De la symphonie Jupiter, donnée en première partie du concert, nous n´avons pas grand-chose à dire, tant elle est rebattue. Composée six ans après la Grande Messe dans la tonalité d´ut majeur, elle est la dernière que nous ait laissé Mozart. Elle débute par un allegro majestueux, solennel, au sein duquel vient s´insérer un thème léger et dansant bienvenu pour contrebalancer la solennité du reste. Suit un andante cantabile qui, par son atmosphère sereine et retenue (sans trompettes ni timbales) contraste de façon heureuse avec l´allegro initial. Viennent enfin un menuet et un allegro (molto allegro) de structure assez classique, allegro où se retrouve le contrepoint, pour se terminer dans une apothéose triomphale. D´où lui vient cette appellation de Jupiter ? Elle remonterait – selon un témoignage du fils de Mozart - à la fin des années 1820 et lui aurait été attribuée par un certain Salomon, organisateur de concerts à Londres. Considérée comme la plus accomplie des symphonies de Mozart. Certes, mais pas forcément la plus charmante (du moins à nos oreilles, lui préférant la 40ème en Sol mineur ou encore la symphonie de Prague). Car - que les inconditionnels nous pardonnent - si l´on n´y prend garde, elle pourrait offrir à l´audition une certaine impression de lourdeur. Pour éviter cela, l´orchestre Orfeo, jouant sur instruments d´époque, nous paraissait représenter a priori un choix idéal. Qu´en fut-il donc ?

Un choix idéal ? Effectivement. Allant même au-delà de nos attentes : clarté, transparence, pureté des timbres. Vashegyi et sa formation nous ont servi une interprétation de cette symphonie comme peu souvent nous l´avions entendue auparavant. Servie par un orchestre en formation légère où chaque pupitre, au lieu de se noyer dans la masse, sonnait de façon étonnamment claire. Avec une mention spéciale pour le rang des bois et les timbales. Seule contrepartie : par moments une légère impression de sécheresse dans les attaques (allegro initial). Mais ce fut dans l´ensemble une forte belle interprétation.

Quant à la Grande Messe en ut - temps fort de la soirée - le chef, ses musiciens et chanteurs nous en offrirent une interprétation tout bonnement magistrale. De l´orchestre, du chœur ou des solistes (du moins les deux femmes), nous ne savons qui louer le plus. Tous. Le chœur, tout d´abord : clarté, pureté des voix, parfaite diction et cette capacité à passer sans transition du forte au pianissimo, comme dans le Miserere du Qui tollis (Gloria).  Quant aux solistes (deux sopranos, un ténor, une basse), c´est avant tout aux deux sopranos que s´adressent nos louanges.

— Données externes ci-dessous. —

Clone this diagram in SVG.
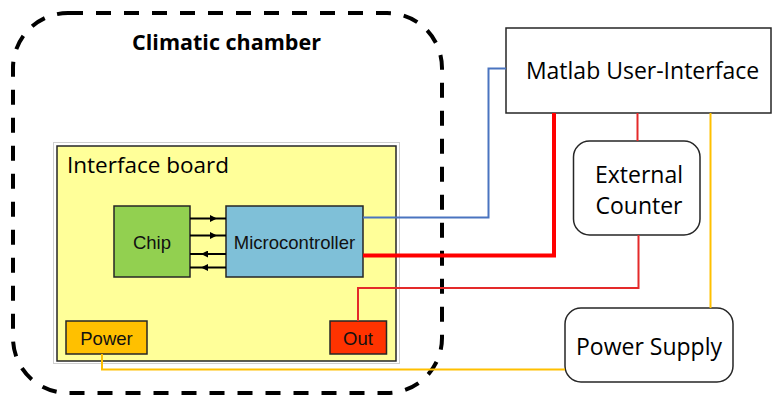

Se complétant admirablement : l´une, Emőke Baráth, soprano légère parfaitement à l´aise dans les aigus ; l´autre, Katalin Szutrély, au timbre plus proche de la voix mezzo. De la première, Emőke Baráth, nous avons déjà suffisamment vanté les qualités par le passé pour ne plus y revenir. Notamment cette incroyable pureté du timbre et cette aptitude à tenir – avec quelle aisance ! - dans les aigus les plus élevés tout en maîtrisant les notes les plus basses. Une large tessiture agrémentée d´une grande expressivité, mais toujours en finesse, sans excès. Bref, une grande cantatrice dont on reparlera et dont on commence déjà à parler sur la scène internationale (2). Sans oublier sa partenaire Katalin Szutrély, également irréprochable. Face à cela, nous avons senti les hommes légèrement en retrait, notamment le ténor Zoltán Megyesi, au beau timbre, il est vrai, mais à la voix couverte par celles de ses deux voisines. Quant à la basse Lóránt Najbauer, son intervention (unique) est trop limitée pour que nous puissions porter un jugement à son égard.

Dans l´ensemble, une interprétation qui a su hisser cette messe de Mozart à son véritable niveau, celui d´une œuvre majeure. Au point que dans certains passages, nous ne pouvions nous empêcher de la rapprocher de la Messe en Si de Bach, ce qui n´est pas peu dire...

Cela fait plusieurs années que nous suivons ces deux formations fondées et dirigées par György Vashegyi (3). Des formations en constant progrès au point que l´on peut désormais les considérer sans ridicule parmi les toutes premières dans leur genre non seulement en Hongrie, mais sur la scène européenne.

Opinion probablement partagée par le public qui n´a pas ménagé ses applaudissements et rappels dans une salle comble, visiblement sous le charme et retenant sa respiration. Une belle soirée qui figurera sans conteste parmi les temps forts de la saison.

Pierre Waline

(1): Tel le Qui tollis du Gloria qui serait inspiré d´un choeur de Jephta (Vashegyi)

(2): Paradoxalement plus sollicitée à l´étranger qu´en Hongrie, Emőke Baráth vient de passer un contrat avec la firme Erato.

(3): Sur le chef Vashegyi, un détail qui intéressera probablement le lecteur francophone: féru de musique baroque française dont il s´est fait le spécialiste, György Vashegyi effectue, en liaison avec le Centre de Musique baroque de Versailles, des recherches approfondies pour sortir de l´ombre et faire connaître au grand public des compositeurs français du Grand Siècle jusque là pratiquement méconnus.